Salviati: But quantum cryptography is used only for key distribution (QKD). First, the two parties must be authenticated, which can only be done classically because the world of conscious agents is classical . Since a chain is only as strong as its weakest link, there is no point doing QKD, for the authentication process itself can be used to exchange keys.
Simplicio: We cannot yield the leadership in this technology to competitors who don’t have commitment to democracy and open society.
Sagredo: One day Mullah Nasruddin was in a mischievous mood. He assembled a crowd, and told them a made-up story about gold in the abandoned house beyond the village. When everybody ran to get their hands on the gold, Nasruddin started running with them. When asked by his friends why he was doing so, he said “So many people believe it, that I think it may be true!”

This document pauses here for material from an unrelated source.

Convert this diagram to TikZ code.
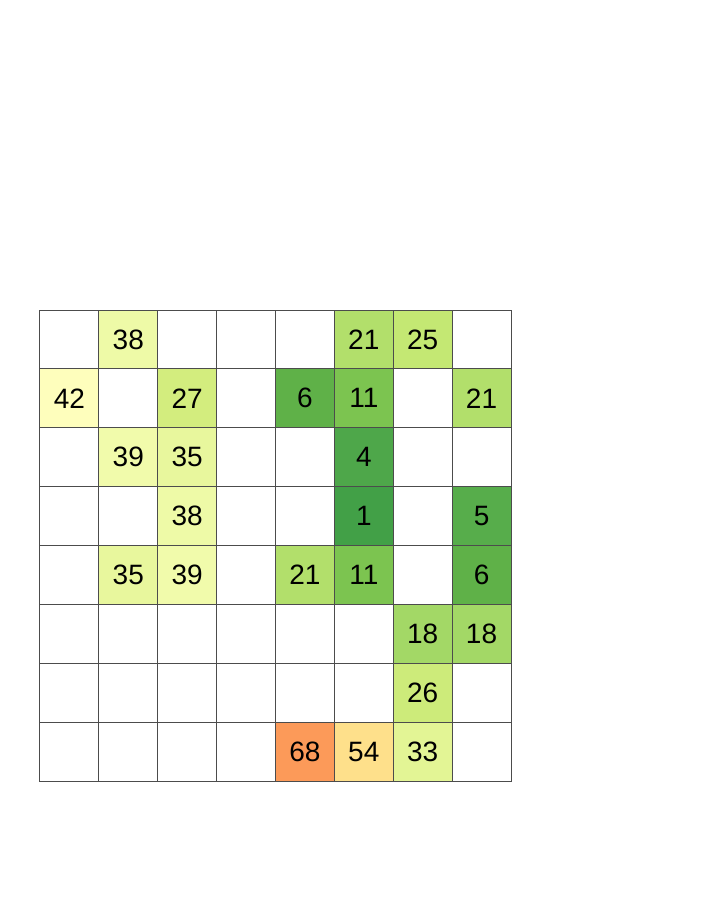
\documentclass[tikz,border=0pt]{standalone}
\usepackage{fontspec}
\setmainfont{Liberation Sans}
\usetikzlibrary{positioning}

% colour scale of the scores
\definecolor{v1}{HTML}{42A047}
\definecolor{v4}{HTML}{4EA74A}
\definecolor{v5}{HTML}{57AD4B}
\definecolor{v6}{HTML}{5FB148}
\definecolor{v11}{HTML}{7CC450}
\definecolor{v18}{HTML}{A3D866}
\definecolor{v21}{HTML}{B2DF6B}
\definecolor{v25}{HTML}{C4E873}
\definecolor{v26}{HTML}{CDEB7A}
\definecolor{v27}{HTML}{D3ED7E}
\definecolor{v33}{HTML}{E3F595}
\definecolor{v35}{HTML}{E8F79D}
\definecolor{v38}{HTML}{EEFAA7}
\definecolor{v39}{HTML}{F1FBAB}
\definecolor{v42}{HTML}{FEFEBC}
\definecolor{v54}{HTML}{FEE08B}
\definecolor{v68}{HTML}{FC9A59}

\begin{document}
\begin{tikzpicture}[x=0.5pt,y=-0.5pt,
  cell/.style={draw=black!70, line width=0.5pt, minimum size=29.44pt, inner sep=0pt, font=\fontsize{14}{16}\selectfont}]
\useasboundingbox (0,0) rectangle (720,921);

% empty 8x8 grid
\foreach \r in {0,...,7}
  \foreach \c in {0,...,7}
    \node (cell_\r_\c) [cell] at ({40+58.875*(\c+0.5)},{310+58.875*(\r+0.5)}) {};

% scored cells
\foreach \r/\c/\v in {0/1/38, 0/5/21, 0/6/25,
                      1/0/42, 1/2/27, 1/4/6, 1/5/11, 1/7/21,
                      2/1/39, 2/2/35, 2/5/4,
                      3/2/38, 3/5/1, 3/7/5,
                      4/1/35, 4/2/39, 4/4/21, 4/5/11, 4/7/6,
                      5/6/18, 5/7/18,
                      6/6/26,
                      7/4/68, 7/5/54, 7/6/33}
  \node (score_\r_\c) [cell, fill=v\v] at (cell_\r_\c) {\v};
\end{tikzpicture}
\end{document}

 R. Landuaer, The physical nature of information. Physics Letters A 217: 188–193, 1996.
 S. Kak, General qubit errors cannot be corrected. Information Sciences 152:195–202, 2003.
 M. Dyakonov, The case against quantum computing. IEEE Spectrum. 15 November 2018. https://spectrum.ieee.org/computing/hardware/the-case-against-quantum-computing
 D. Cardinal, Quantum cryptography demystified: How it works in plain language. Extreme Tech. March 11, 2019.
 S. Kak, Epistemic view of quantum communication. In Quantum Foundations, Probability and Information, A. Khrennikov and B. Toni (editors). Springer-Verlag International, pp. 119–128, 2018.